Sunday, August 01, 2010



California’s birth pains: Ronald, Jerry, Arnold and Jerry

After watching Arnold Schwarzenegger being interviewed over the weekend on the Tom Sullivan Show I’ve given up the long-held delusion that Arnold would ride the white horse to the White House. He could well do that, even in President Obama’s administration. But he will bring to that only a charismatic novelty. And the White House already has one: Obama.

As Arnold ends his term in November, a strange symmetry is occurring in California. When he first ran for Governor, Arnold even got support from the most deeply conservative of the religious right in the heartland because he was a Hollywood hottie and suggested Ronald Reagan, the California governor who was also a Hollywood star. Reagan was followed by Jerry Brown as Governor. What is odd this time around is that Arnold could well be followed by the same Jerry Brown who is running again.

Arnold is a great pitch man and poster boy for California, but is not now and never was Ronald Reagan. Reagan’s California, like John Wayne’s, was more Texas than California as we know California to be today. That is, Reagan’s was the sagebrush “Hey, Sisco” - “Hey,Pancho” California which spread west and north from the Hollywood desert before Janis Joplin, before the Summer of Love, before the vast and world-wide cultural awakening in the mid-Sixties to which even Woodstock was a lawyer’s impoverished imitation.
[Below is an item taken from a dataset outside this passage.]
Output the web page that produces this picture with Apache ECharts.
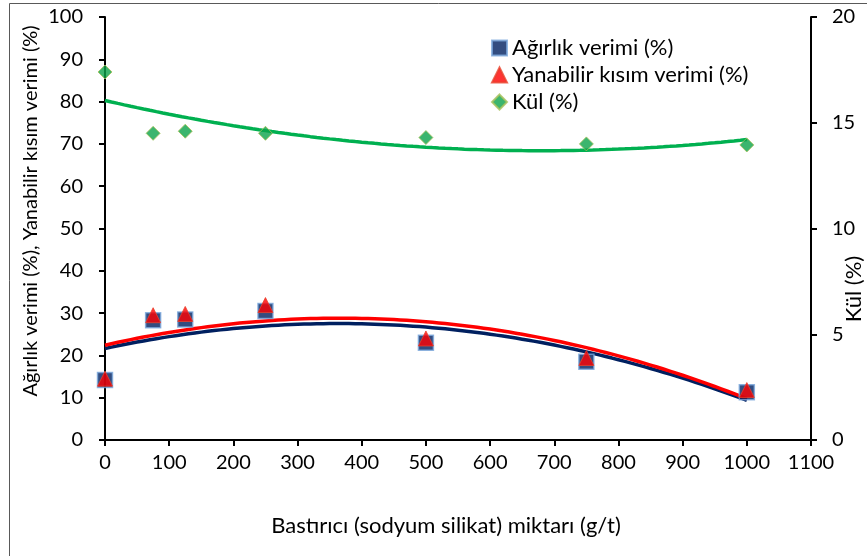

Reagan was Governor of California during this awakening, from 1967 to 1975. He was the traditionalist’s hedge against it. He soon brought the hedge to Washington, D.C. But in that time California as we know it today was born, possibly at the Fillmore with the cries and animal chords of “. . . four gentlemen and one great, great, broad,” as Janis and her band was introduced to the big world in the summer of 1967.

This was the California that Reagan rose in opposition to, but this is a door that would not be closed. It is the California that Jerry Brown inherited when he went to the California governorship in 1975. This was always Jerry Brown’s California and it is today.

Janis’s cry from the heart was a birth pain, but it is a birth that has not completely gone full term yet. It is a strange fate indeed that Brown follows Arnold – Arnold, the Reagan knock off – as he followed Reagan himself. California may be down now, but it is not out. Possibly it is about to finally be born.

In the masterful “Mad Men,” set in 1963, California is described as “new and shining” while New York is a “city in decline.” Those who worked on Mad Ave. as I did decades ago know how the story ends: The talent moves to California. This is the new America in the center of the new world rising between east and west, superseding the old paradigm of North vs. South. It is revealed in living arrangements. A former soap opera actress (Jon Hamm’s landlady) has a house in LA but keeps an apartment in New York. While celebrity President Bill Clinton owns a house in West Chester County in New York, but keeps an apartment in LA.

One is light, one is shadow, but the light has shifted: CA is now in the light, NY has fallen into shadow. America’s edge today facing the world rising is California and it is not Schwarzenegger’s California or Reagan’s California, but Jerry Brown’s.